We believe that knowledge, peer involvement, cooperation, and incentives are the best methods to improve soil and water resources.
The 1930’s Dust Bowl soil erosion crisis brought national attention to the importance of soil conservation. In Idaho, 1934 brought extreme drought, 56% of normal water supply, and 25% of the state had lost more than ¾ of its topsoil. Congress unanimously declared soil conservation a national policy priority. However, it became clear that the country-wide adoption of conservation practices would only be possible if communities worked together to solve the specific problems that each area faced. Conservation districts were initially formed by farmers and ranchers who wanted to come together to solve soil erosion and irrigation issues in their districts.
VSWCD has implemented natural resource conservation programs and provided assistance to local landowners since 1957. The District provides technical, financial, and educational assistance to private landowners and our community partners to help conserve soil, water, air, plant, and animal resources. All of our information is free-of-charge. The District is funded by a combination of local and state monies. Demands on soil, water, and other natural resources in Valley County are compounding and becoming more complex today than when the we organized in 1957. Over the years, our programs have adapted to meet the needs created by changing land uses, a growing population, and recreation industry.

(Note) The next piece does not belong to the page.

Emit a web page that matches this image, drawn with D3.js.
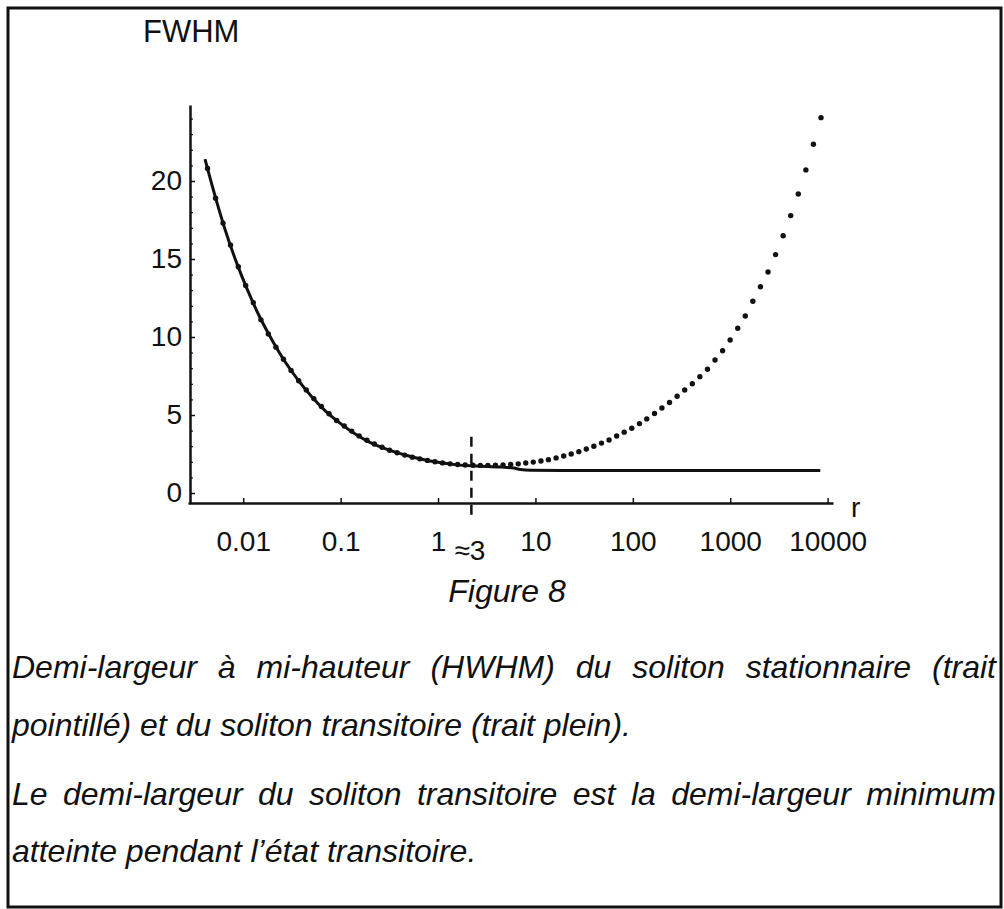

While the District still provides support to farmers and ranchers, Valley County was “discovered” during the 1970s, and the number of farms decreased while the population of the county increased by 55%. It became clear that a voice for conservation was needed to ensure proposed developments considered soil and water quality in their plans. Since the 1980s the VSWCD has worked with the county’s Planning and Zoning Commission to provide natural resource input on proposed developments.
Since the 1970s, VSWCD has been addressing declining lake and reservoir water quality, its risks to livestock, and the increasing frequency of harmful algal blooms. VSWCD partners with federal, state, and local organizations and private landowners to implement water quality improvements in our streams, rivers, and lakes. While continuing to help farmers, ranchers, and private landowners stabilize streambanks, install center pivots, and build riparian and livestock fencing, the district helps gather and compile data for various watershed management plans for our local waterways. The North Fork Payette River Watershed Coalition is a way to accelerate this work by efficiently identifying and coordinating water quality efforts across the watershed.